THE EXERCISE: Return every line below as is, leaving out the pictures.

DATA ROWS:
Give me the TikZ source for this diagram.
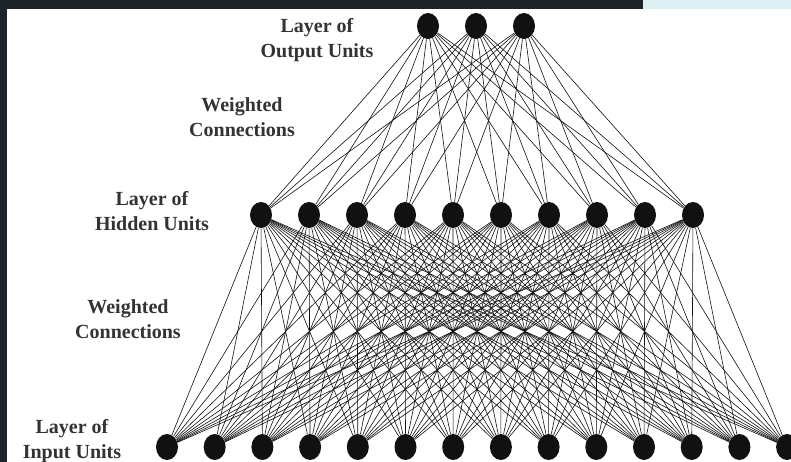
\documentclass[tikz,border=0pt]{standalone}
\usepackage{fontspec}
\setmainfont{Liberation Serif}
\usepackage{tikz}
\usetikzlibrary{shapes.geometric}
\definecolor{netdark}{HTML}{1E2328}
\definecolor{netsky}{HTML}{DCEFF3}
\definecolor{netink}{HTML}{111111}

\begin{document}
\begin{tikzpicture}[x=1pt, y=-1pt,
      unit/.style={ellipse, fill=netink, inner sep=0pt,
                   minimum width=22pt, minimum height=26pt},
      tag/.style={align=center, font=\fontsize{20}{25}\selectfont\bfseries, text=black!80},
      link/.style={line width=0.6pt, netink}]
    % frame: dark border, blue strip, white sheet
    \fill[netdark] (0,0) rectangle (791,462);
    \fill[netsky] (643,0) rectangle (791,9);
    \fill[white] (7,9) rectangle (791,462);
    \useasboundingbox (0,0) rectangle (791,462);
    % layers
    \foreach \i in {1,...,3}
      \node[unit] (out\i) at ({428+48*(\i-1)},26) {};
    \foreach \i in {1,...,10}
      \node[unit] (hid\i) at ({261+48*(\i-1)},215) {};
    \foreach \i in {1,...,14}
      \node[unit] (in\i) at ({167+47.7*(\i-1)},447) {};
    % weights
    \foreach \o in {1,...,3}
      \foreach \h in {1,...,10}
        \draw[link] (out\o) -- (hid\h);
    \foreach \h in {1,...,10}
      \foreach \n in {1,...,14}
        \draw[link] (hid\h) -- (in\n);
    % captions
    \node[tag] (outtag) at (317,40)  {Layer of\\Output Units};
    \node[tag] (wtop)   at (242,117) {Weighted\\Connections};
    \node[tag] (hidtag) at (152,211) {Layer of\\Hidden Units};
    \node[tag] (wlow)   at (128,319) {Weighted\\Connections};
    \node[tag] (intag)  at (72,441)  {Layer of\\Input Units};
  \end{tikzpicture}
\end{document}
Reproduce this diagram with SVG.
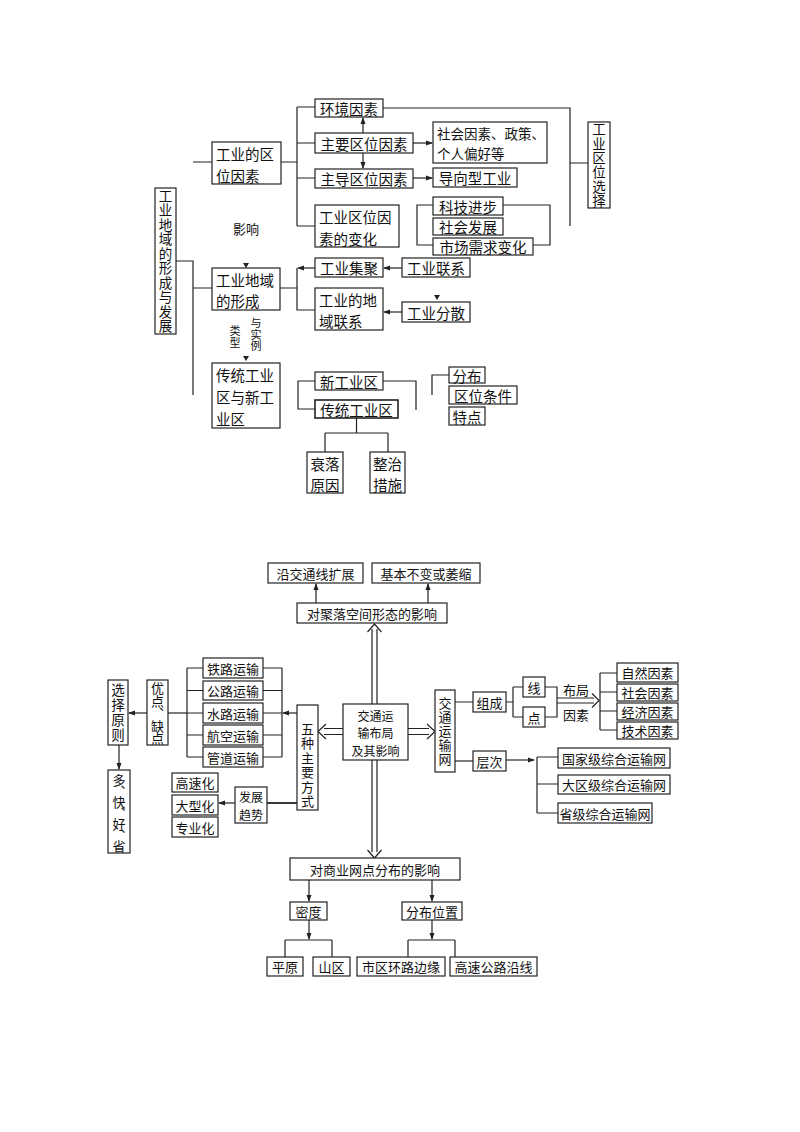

SOLUTION TO THIS PROBLEM:
Give me the TikZ source for this diagram.
\documentclass[tikz,border=0pt]{standalone}
\usepackage{fontspec}
\setmainfont{Liberation Serif}
\usepackage{tikz}
\usetikzlibrary{shapes.geometric}
\definecolor{netdark}{HTML}{1E2328}
\definecolor{netsky}{HTML}{DCEFF3}
\definecolor{netink}{HTML}{111111}

\begin{document}
\begin{tikzpicture}[x=1pt, y=-1pt,
      unit/.style={ellipse, fill=netink, inner sep=0pt,
                   minimum width=22pt, minimum height=26pt},
      tag/.style={align=center, font=\fontsize{20}{25}\selectfont\bfseries, text=black!80},
      link/.style={line width=0.6pt, netink}]
    % frame: dark border, blue strip, white sheet
    \fill[netdark] (0,0) rectangle (791,462);
    \fill[netsky] (643,0) rectangle (791,9);
    \fill[white] (7,9) rectangle (791,462);
    \useasboundingbox (0,0) rectangle (791,462);
    % layers
    \foreach \i in {1,...,3}
      \node[unit] (out\i) at ({428+48*(\i-1)},26) {};
    \foreach \i in {1,...,10}
      \node[unit] (hid\i) at ({261+48*(\i-1)},215) {};
    \foreach \i in {1,...,14}
      \node[unit] (in\i) at ({167+47.7*(\i-1)},447) {};
    % weights
    \foreach \o in {1,...,3}
      \foreach \h in {1,...,10}
        \draw[link] (out\o) -- (hid\h);
    \foreach \h in {1,...,10}
      \foreach \n in {1,...,14}
        \draw[link] (hid\h) -- (in\n);
    % captions
    \node[tag] (outtag) at (317,40)  {Layer of\\Output Units};
    \node[tag] (wtop)   at (242,117) {Weighted\\Connections};
    \node[tag] (hidtag) at (152,211) {Layer of\\Hidden Units};
    \node[tag] (wlow)   at (128,319) {Weighted\\Connections};
    \node[tag] (intag)  at (72,441)  {Layer of\\Input Units};
  \end{tikzpicture}
\end{document}
Reproduce this diagram with SVG.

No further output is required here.